The mastoid (ie, vertical) segment of the facial canal is the longest of all segments (10-14 mm). It extends from the pyramidal process to the stylomastoid foramen. The stapedius muscle lies medial to the facial nerve and receives its motor branch in this segment. Tympanometry with stapedial-reflex measurement is performed to assess the function of the facial nerve at this level. Lastly, the chorda tympani nerve, which carries efferent fibers to the submandibular and submaxillary glands and special afferent (taste) fibers from the tongue branches from the facial nerve in this segment. Chemical and/or electrical gustometry can be used to assess the sense of taste on the anterior two thirds of the ipsilateral tongue.

Classic longitudinal fractures extend from the temporal squamosa along the roof of the EAC and petrous apex to the foramen lacerum, as depicted in the 1st image below. The fracture injures the tympanic membrane, facial canal, and middle ear, resulting in ossicular disruption and conductive hearing loss, as depicted in the 2nd image below. Because the otic capsule is made of dense bone, the fracture line often courses around this structure.

In contrast, transverse fractures extend from the jugular foramen in an anterolateral direction across the petrous pyramid ending at the foramen spinosum or foramen lacerum, as depicted in the 1st image below. In its course, the fracture line may traverse the otic capsule, resulting in sensorineural hearing loss, as depicted in the 2nd image below.

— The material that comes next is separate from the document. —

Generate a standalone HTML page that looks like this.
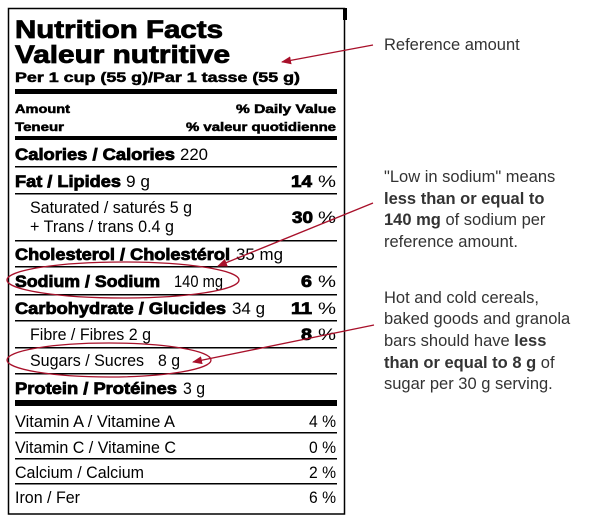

Attention must be paid to other life-threatening complications of trauma before intervention for facial nerve injury is started.

Patients without the poor prognostic factors (see Indications) have an excellent probability for good recovery. No data suggest that surgical intervention increases the likelihood of full recovery when the facial paralysis is delayed. Normal or near-normal facial function (ie, House-Brackmann grade I or II) can generally be expected in more than 90% of patients undergoing conservative treatment.

Moreover, a prospective study by Thakar et al found that even in the presence of unfavorable electrophysiologic characteristics, conservative treatment can successfully restore facial nerve function in patients with nondisplaced temporal bone fractures. Patients in the study, 26 out of 28 of whom had documented nondisplaced fractures and all of whom had a response to electroneurography [ENoG] of less than 5%, underwent 3 weeks of treatment with prednisolone, 1 mg/kg. Initial signs of clinical recovery were seen in all but one patient by 12 weeks and in 100% of patients by 20 weeks. By 40 weeks, House-Brackmann grade I/II facial nerve function had been achieved in 27 patients. ^[10]

Surgical intervention is not indicated in facial paralysis secondary to birth trauma or extracranial blunt trauma to the face. In both these instances, spontaneous and complete recovery is typical.